One challenge for faculty members at research universities who truly want to help their students find a niche in academe is that those professors generally have little or no experience at institutions other than research universities. They cannot be expected to understand or articulate the real differences between faculty work at their universities and life at small, teaching-oriented colleges, regional public universities, or any other type of institution that is significantly different from the rarified world of the research institution.

There’s a great way to provide assistance and perspective to graduate students who are preparing for faculty careers, however, and one that should be fairly easy to accomplish. Several years ago, a couple of universities invited me to give talks to graduate students about my current small college, and I was happy to do so.
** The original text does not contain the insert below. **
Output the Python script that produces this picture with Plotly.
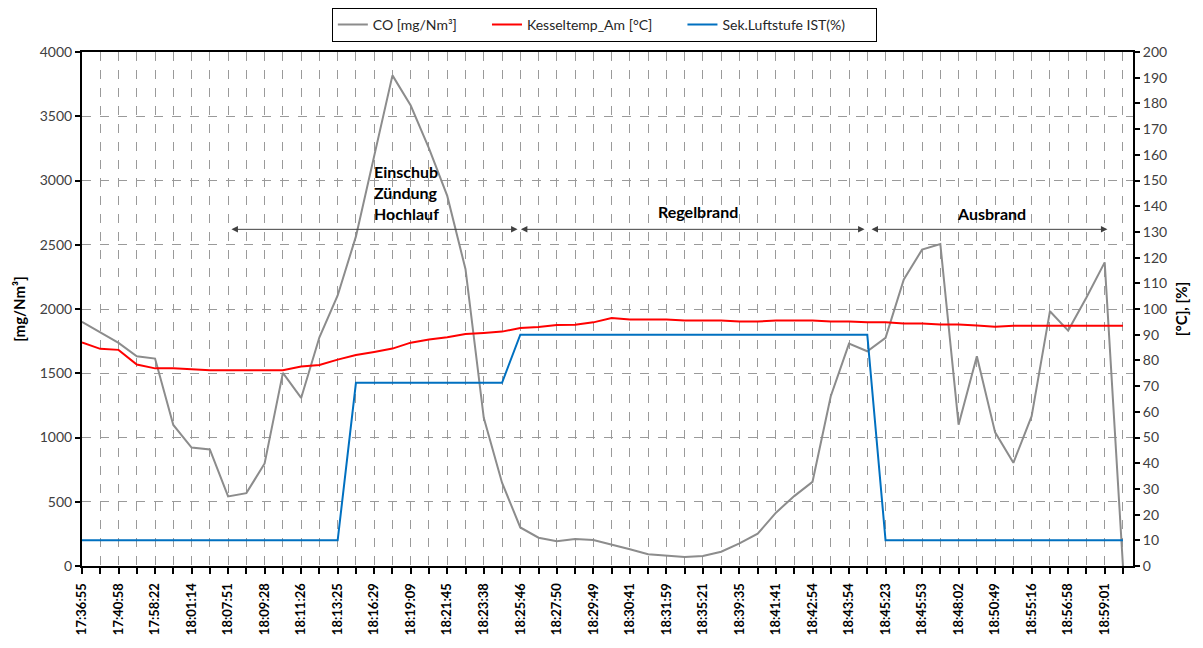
import plotly.graph_objects as go

# ---- data ----
tick_labels = ["17:36:55", "17:40:58", "17:58:22", "18:01:14", "18:07:51", "18:09:28",
               "18:11:26", "18:13:25", "18:16:29", "18:19:09", "18:21:45", "18:23:38",
               "18:25:46", "18:27:50", "18:29:49", "18:30:41", "18:31:59", "18:35:21",
               "18:39:35", "18:41:41", "18:42:54", "18:43:54", "18:45:23", "18:45:53",
               "18:48:02", "18:50:49", "18:55:16", "18:56:58", "18:59:01"]

co = [1900, 1820, 1736, 1632, 1614, 1098, 922, 907, 541, 567,
      798, 1503, 1308, 1780, 2105, 2565, 3200, 3818, 3583, 3250,
      2880, 2310, 1153, 648, 300, 220, 192, 210, 202, 168,
      130, 91, 83, 70, 78, 111, 176, 251, 415, 544,
      655, 1321, 1731, 1671, 1775, 2230, 2462, 2506, 1100, 1632,
      1040, 803, 1166, 1982, 1832, 2090, 2363, 0]

kessel = [87.0, 84.5, 84.1, 78.4, 76.9, 76.9, 76.6, 76.2, 76.2, 76.2,
          76.2, 76.2, 77.6, 78.2, 80.3, 82.1, 83.3, 84.6, 86.9, 88.1,
          89.0, 90.3, 90.7, 91.2, 92.6, 93.0, 93.8, 93.9, 94.8, 96.5,
          95.9, 95.9, 95.9, 95.5, 95.5, 95.5, 95.1, 95.1, 95.5, 95.5,
          95.5, 95.1, 95.1, 94.8, 94.8, 94.4, 94.4, 94.0, 94.0, 93.6,
          93.1, 93.5, 93.5, 93.5, 93.5, 93.5, 93.5, 93.5]

luft = [10] * 15 + [71.3] * 9 + [90] * 20 + [10] * 14

series_names = ["CO [mg/Nm³]", "Kesseltemp_Am [°C]", "Sek.Luftstufe IST(%)"]

phases = ["Einschub<br>Zündung<br>Hochlauf", "Regelbrand", "Ausbrand"]
phase_bounds = [(8.1, 23.85), (23.95, 42.85), (43.15, 56.15)]
phase_text_pos = [(15.9, 2910), (33.75, 2760), (49.8, 2740)]
arrow_level = 2620

n = len(co)
x = list(range(n))

FONT = "Lato"
PAD = "\u00a0" * 7

fig = go.Figure()
fig.add_trace(go.Scatter(x=x, y=co, name=series_names[0] + PAD, mode="lines",
                         line=dict(color="#8c8c8c", width=2)))
fig.add_trace(go.Scatter(x=x, y=kessel, name=series_names[1] + PAD, mode="lines",
                         line=dict(color="#ff0000", width=2), yaxis="y2"))
fig.add_trace(go.Scatter(x=x, y=luft, name=series_names[2] + PAD, mode="lines",
                         line=dict(color="#0070c0", width=2), yaxis="y2"))

annotations = []
for (x0, x1) in phase_bounds:
    annotations.append(dict(x=x1, y=arrow_level, ax=x0, ay=arrow_level,
                            xref="x", yref="y", axref="x", ayref="y",
                            text="", showarrow=True, arrowhead=2, arrowsize=1.3,
                            arrowwidth=1, arrowcolor="#404040",
                            arrowside="end+start"))
for i, (txt, (tx, ty)) in enumerate(zip(phases, phase_text_pos)):
    lines = "<br>".join("<b>" + t + "</b>" for t in txt.split("<br>"))
    if i == 0:
        annotations.append(dict(x=tx, y=ty, xref="x", yref="y", text=lines,
                                showarrow=False, xanchor="left", yanchor="middle", align="left",
                                font=dict(family=FONT, size=16, color="#000000")))
    else:
        annotations.append(dict(x=tx, y=ty, xref="x", yref="y", text=lines,
                                showarrow=False, xanchor="center", yanchor="middle",
                                font=dict(family=FONT, size=16, color="#000000")))

tick_idx = list(range(0, n, 2))[:len(tick_labels)]

fig.update_layout(
    width=1195, height=640,
    margin=dict(l=74, r=70, t=44, b=82, autoexpand=False),
    plot_bgcolor="white", paper_bgcolor="white",
    font=dict(family=FONT, size=14, color="#404040"),
    showlegend=True,
    legend=dict(orientation="h", x=0.497, xanchor="center", y=1.0, yanchor="top",
                yref="container", bordercolor="#000000", borderwidth=1,
                font=dict(family=FONT, size=14, color="#262626"),
                itemwidth=30, tracegroupgap=0),
    annotations=annotations,
    xaxis=dict(range=[0, 57.55], tickmode="array", tickvals=tick_idx, ticktext=tick_labels,
               tickangle=-90, tickfont=dict(family=FONT, size=13, color="#000000", weight="bold"),
               ticklabelstandoff=4,
               showline=True, linecolor="#000000", linewidth=2, mirror=True,
               ticks="outside", ticklen=6, tickcolor="#000000", tickwidth=1.5,
               showgrid=True, gridcolor="#9a9a9a", griddash="dash", gridwidth=1,
               minor=dict(dtick=1, tick0=0, ticks="outside", ticklen=6, tickcolor="#000000",
                          tickwidth=1.5, showgrid=True, gridcolor="#9a9a9a", griddash="dash",
                          gridwidth=1),
               zeroline=False),
    yaxis=dict(range=[0, 4000], dtick=500, showline=True, linecolor="#000000", linewidth=2,
               ticks="outside", ticklen=5, tickcolor="#000000", tickwidth=1.5,
               showgrid=True, gridcolor="#9a9a9a", griddash="dash", gridwidth=1,
               zeroline=False,
               title=dict(text="<b>[mg/Nm³]</b>", font=dict(family=FONT, size=15, color="#000000"),
                          standoff=10),
               tickfont=dict(family=FONT, size=14, color="#404040")),
    yaxis2=dict(range=[0, 200], dtick=10, overlaying="y", side="right",
                showline=True, linecolor="#000000", linewidth=2,
                ticks="outside", ticklen=5, tickcolor="#000000", tickwidth=1.5,
                showgrid=False, zeroline=False,
                title=dict(text="<b>[°C], [%]</b>", font=dict(family=FONT, size=15, color="#000000"),
                           standoff=10),
                tickfont=dict(family=FONT, size=14, color="#404040")),
)

fig.write_html("out.html")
In particular, at one session at an Ivy League institution I happened to be visiting for my own research, it was clear that the students were thirsting for a clear picture of what life was like at a reasonably good small liberal-arts college.

I enjoyed those sessions very much, and accept invitations to speak on such topics as often as I can. One institution where I met graduate students several times had an outstanding placement record across institutional types, and one of the reasons it did, I am sure, is that its faculty members went a little extra distance to help their students understand the job market clearly.

I suspect that most academics at small liberal-arts colleges, two-year colleges, regional universities, or other types of institutions people would be delighted to talk about their work with graduate students at research universities — an exchange that would be beneficial to all. It’s not much work to organize such exchanges, really, and they are fun and interesting.

So how can we develop and encourage the kinds of collaborations between institutions that would help graduate students succeed on the market?